‘Bula Pops!: A Memoir of a Son’s Peace Corps Service in the Fiji Islands’ by Michael J. Blahut, Michael J. Blahut III
This is unquestionably one of the best books about Fiji you’ll ever hold in your hands. Written by a father/son duo, the memoir is particularly recommended for those who would like to get to know the peculiarities of Fijian culture.
The extremely interesting narrative is filled with descriptions of local customs, traditions, practices, habits, and beliefs, which are not only informative but also very entertaining and enjoyable to read. Especially worthy of note are the younger Blahut’s observations – you can’t help but marvel at his intercultural competence.
‘Our Wealth Is Loving Each Other: Self and Society in Fiji’ by Karen J. Brison
Karen J. Brison’s book is a wonderful anthropological study that examines the challenges indigenous Fijians face as they try to reconcile their traditional values with modernity. The author shares stories of various individuals who prove that it is indeed possible to live according to the way of the chiefs without giving up personal autonomy.
The book may not be light-hearted in nature, but it is an immensely engaging read that sheds some light on cultural contradictions between the old and the new.

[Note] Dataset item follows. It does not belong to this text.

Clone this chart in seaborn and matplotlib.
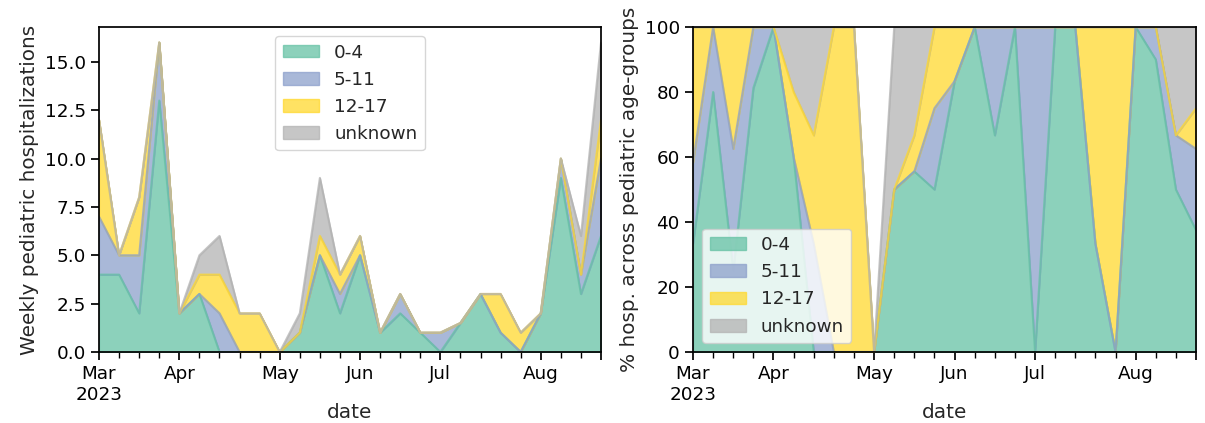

‘Dodging Machetes: How I Survived Forbidden Love, Bad Behavior, and the Peace Corps in Fiji’ by Will Lutwick
If you are interested in multiculturalism in Fiji, Will Lutwick’s memoir is something you should read. This quite incredible story of a Peace Corps volunteer who falls in love with a rebellious girl from a traditional Hindu family provides fascinating insights into the world of Indo-Fijian community.
The author’s wit, charm, and delightful sense of humour that can be found on every single page make the book a real treat for everyone who appreciates good literature that entertains, enlightens, and educates.
‘Kava in the Blood: A Personal & Political Memoir from the Heart of Fiji’ by Peter Thomson
As the title says, this book is a memoir – personal, because it’s basically the author’s autobiography; and political, because it describes the coups d’etat that took place in Fiji in 1987. And if you think it’s impossible to weave together such distinct strands, this title will prove you wrong.
Peter Thomson delivers a fascinating tale that is an eye-opener. With unconditional love for the Melanesian country, he paints a painful picture of its past, letting readers understand how certain events shaped the Fijian nation.
‘Getting Stoned with Savages: A Trip Through the Islands of Fiji and Vanuatu’ by J. Maarten Troost
Fiji with a dose of humour? You know that you can count on J. Maarten Troost. His tongue-in-cheek memoir is a terrific piece of travel literature that captivates from the very first to the very last sentence.
Even though the author doesn’t write much about the Fijian culture, he unravels the secrets of daily life in the tropics – he shows the good, the bad, and the ugly. As always, he is honest and amusing. As always, he is absolutely brilliant. Immerse in his book and you’ll discover the real Fiji.